Colombia hopes the meeting will agree on a regional action plan – the Leticia Pact for the Amazon – to protect the rainforest and promote its sustainable use.

Colombian Environment Minister Ricardo Lozano said it would aim to take into account “extreme events and high temperatures”. 


In Brazil’s Amazon forest, deforestation declined sharply between 2004 and 2012, after which the rate began trending upward again – and other Amazon nations are also seeing a rise.

More trees are being cut down or burned to open up land for agriculture and cattle ranching, along with illegal mining and logging that is going unchecked, environmentalists say.

When patches are cleared in the forest, it becomes more prone to catching fire, said Mark Cochrane, a professor at the University of Maryland Center for Environmental Science.

“Once you start building roads, you connect that landscape, so fires can go through the grass,” he said.
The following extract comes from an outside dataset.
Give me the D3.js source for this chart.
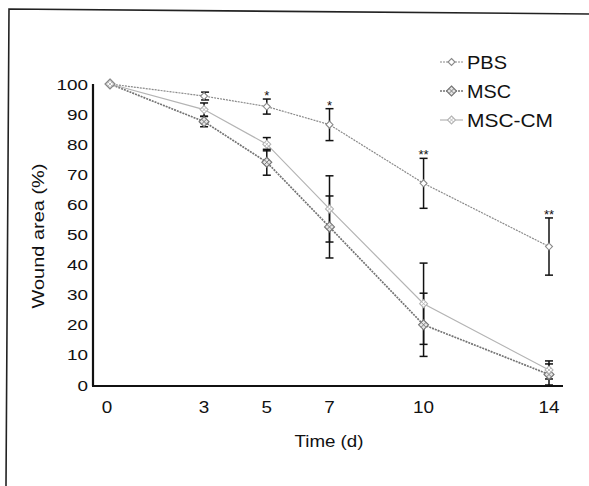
<html>
<head>
  <title>Wound area</title>
  <script src='https://d3js.org/d3.v7.min.js'></script>
</head>
<body style="margin:0;background:white">
<script>

var days = [0, 3, 5, 7, 10, 14],
    yTicks = [0, 10, 20, 30, 40, 50, 60, 70, 80, 90, 100],
    groups = ["PBS", "MSC", "MSC-CM"];

// mean wound area (%) per day
var pbs    = [100, 96, 92.5, 86.5, 67, 46],
    msc    = [100, 87.5, 74, 52.5, 20, 3.5],
    mscCm  = [100, 91.5, 80, 58.5, 27, 5];

// error (+/-)
var pbsErr   = [0, 1.3, 2.5, 5.3, 8.3, 9.5],
    mscErr   = [0, 1.7, 4.3, 10.3, 10.5, 3.5],
    mscCmErr = [0, 2.2, 2.2, 11, 13.5, 3];

// significance marks (PBS vs treated)
var stars = ["", "", "*", "*", "**", "**"];

var width = 589,
    height = 486;

var svg = d3.select('body')
  .append('svg')
  .attr('width', width)
  .attr('height', height)
  .style('font-family', 'Liberation Sans, Arial, sans-serif');

// scanned frame
svg.append('path')
  .attr('d', 'M6,486 L9,9 L589,14')
  .attr('fill', 'none')
  .attr('stroke', '#222')
  .attr('stroke-width', 1.6);

var x = d3.scaleLinear().domain([0, 14]).range([110, 549]);
var y = d3.scaleLinear().domain([0, 100]).range([385, 84]);

// axes
svg.append('line')
  .attr('x1', 93).attr('x2', 93)
  .attr('y1', y(100)).attr('y2', y(0) + 1)
  .attr('stroke', '#111').attr('stroke-width', 2.2);
svg.append('line')
  .attr('x1', 92).attr('x2', 563)
  .attr('y1', y(0) + 1).attr('y2', y(0) + 1)
  .attr('stroke', '#111').attr('stroke-width', 2.2);

svg.selectAll('text.ytick')
  .data(yTicks)
  .enter()
  .append('text')
  .attr('class', 'ytick')
  .attr('x', 88)
  .attr('y', function(d) { return y(d); })
  .attr('text-anchor', 'end')
  .attr('dominant-baseline', 'central')
  .attr('font-size', 15.5)
  .attr('textLength', function(d) { return String(d).length * 10.5; })
  .attr('lengthAdjust', 'spacingAndGlyphs')
  .attr('fill', '#111')
  .text(function(d) { return d; });

svg.selectAll('text.xtick')
  .data(days)
  .enter()
  .append('text')
  .attr('class', 'xtick')
  .attr('x', function(d) { return x(d) - (d == 0 ? 3 : 0); })
  .attr('y', 407)
  .attr('text-anchor', 'middle')
  .attr('dominant-baseline', 'central')
  .attr('font-size', 16.5)
  .attr('textLength', function(d) { return String(d).length * 10.5; })
  .attr('lengthAdjust', 'spacingAndGlyphs')
  .attr('fill', '#111')
  .text(function(d) { return d; });

svg.append('text')
  .attr('transform', 'translate(38,236)rotate(-90)')
  .attr('text-anchor', 'middle')
  .attr('dominant-baseline', 'central')
  .attr('font-size', 17)
  .attr('textLength', 145)
  .attr('lengthAdjust', 'spacingAndGlyphs')
  .attr('fill', '#111')
  .text('Wound area (%)');

svg.append('text')
  .attr('x', 329)
  .attr('y', 441)
  .attr('text-anchor', 'middle')
  .attr('dominant-baseline', 'central')
  .attr('font-size', 17)
  .attr('textLength', 69)
  .attr('lengthAdjust', 'spacingAndGlyphs')
  .attr('fill', '#111')
  .text('Time (d)');

var series = [
  {name: groups[0], vals: pbs,   err: pbsErr,   color: '#8a8a8a', width: 1.2, dash: '2,1', marker: 'open',  legW: 40},
  {name: groups[1], vals: msc,   err: mscErr,   color: '#747474', width: 1.7, dash: '2,1', marker: 'hatch', legW: 44},
  {name: groups[2], vals: mscCm, err: mscCmErr, color: '#b4b4b4', width: 1.2, dash: null,  marker: 'cross', legW: 86}
];

var line = d3.line()
  .x(function(d) { return x(d[0]); })
  .y(function(d) { return y(d[1]); });

// lines
series.forEach(function(s) {
  svg.append('path')
    .datum(days.map(function(d, i) { return [d, s.vals[i]]; }))
    .attr('fill', 'none')
    .attr('stroke', s.color)
    .attr('stroke-width', s.width)
    .attr('stroke-dasharray', s.dash)
    .attr('d', line);
});

// error bars
series.forEach(function(s) {
  var eb = svg.append('g');
  days.forEach(function(d, i) {
    if (s.err[i] == 0) return;
    var cx = x(d) + (s.name == 'PBS' && d == 3 ? 1 : 0);
    var top = y(s.vals[i] + s.err[i]), bot = y(Math.max(0, s.vals[i] - s.err[i]));
    eb.append('line').attr('x1', cx).attr('x2', cx).attr('y1', top).attr('y2', bot)
      .attr('stroke', '#111').attr('stroke-width', 1.5);
    eb.append('line').attr('x1', cx - 4).attr('x2', cx + 4).attr('y1', top).attr('y2', top)
      .attr('stroke', '#111').attr('stroke-width', 1.5);
    eb.append('line').attr('x1', cx - 4).attr('x2', cx + 4).attr('y1', bot).attr('y2', bot)
      .attr('stroke', '#111').attr('stroke-width', 1.5);
  });
});

function drawMarker(g, type, cx, cy, color) {
  if (type == 'open') {
    g.append('path')
      .attr('d', 'M' + cx + ',' + (cy - 3.5) + 'l3.5,3.5l-3.5,3.5l-3.5,-3.5z')
      .attr('fill', 'white').attr('stroke', color).attr('stroke-width', 1.1);
  } else if (type == 'hatch') {
    g.append('path')
      .attr('d', 'M' + cx + ',' + (cy - 5) + 'l5,5l-5,5l-5,-5z')
      .attr('fill', '#e6e6e6').attr('stroke', color).attr('stroke-width', 1.1);
    g.append('path')
      .attr('d', 'M' + (cx - 2.5) + ',' + (cy - 2.5) + 'l5,5M' + (cx + 2.5) + ',' + (cy - 2.5) + 'l-5,5')
      .attr('stroke', color).attr('stroke-width', 0.9);
  } else {
    g.append('path')
      .attr('d', 'M' + cx + ',' + (cy - 4) + 'l4,4l-4,4l-4,-4z')
      .attr('fill', 'white').attr('stroke', color).attr('stroke-width', 1.1);
    g.append('path')
      .attr('d', 'M' + (cx - 2) + ',' + (cy - 2) + 'l4,4M' + (cx + 2) + ',' + (cy - 2) + 'l-4,4')
      .attr('stroke', color).attr('stroke-width', 0.9);
  }
}

// markers
series.forEach(function(s) {
  var mg = svg.append('g');
  days.forEach(function(d, i) {
    drawMarker(mg, s.marker, x(d), y(s.vals[i]), s.color);
  });
});

// significance stars
svg.selectAll('text.star')
  .data(days)
  .enter()
  .append('text')
  .attr('class', 'star')
  .attr('x', function(d) { return x(d); })
  .attr('y', function(d, i) { return y(pbs[i] + pbsErr[i]) + 1; })
  .attr('text-anchor', 'middle')
  .attr('font-size', 13)
  .attr('fill', '#111')
  .text(function(d, i) { return stars[i]; });

// legend
var legY = [62, 91, 120];
series.forEach(function(s, i) {
  var lg = svg.append('g');
  lg.append('line')
    .attr('x1', 440).attr('x2', 463)
    .attr('y1', legY[i]).attr('y2', legY[i])
    .attr('stroke', s.color).attr('stroke-width', s.width)
    .attr('stroke-dasharray', s.dash);
  drawMarker(lg, s.marker, 451.5, legY[i], s.color);
  lg.append('text')
    .attr('x', 467)
    .attr('y', legY[i])
    .attr('dominant-baseline', 'central')
    .attr('font-size', 18.5)
    .attr('textLength', s.legW)
    .attr('lengthAdjust', 'spacingAndGlyphs')
    .attr('fill', '#111')
    .text(s.name);
});

</script>
</body>
</html>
Forests that have been damaged or cut down have holes in their canopy, as well as more edges that “bleed moisture”, drying them out and increasing the risk of fires, Cochrane said.

“Once you damage those forests, they are not as fire-immune as they were. So instead of needing months without rain, you only need a couple of weeks,” he added.

IPAM’s Guimaraes said worsening drought was making the forest drier too, hiking the fire threat.

“The fluctuations in the moisture in the Amazon are becoming more and more dangerous because of climate change,” he said, adding drought was now happening there in a way not seen in previous decades.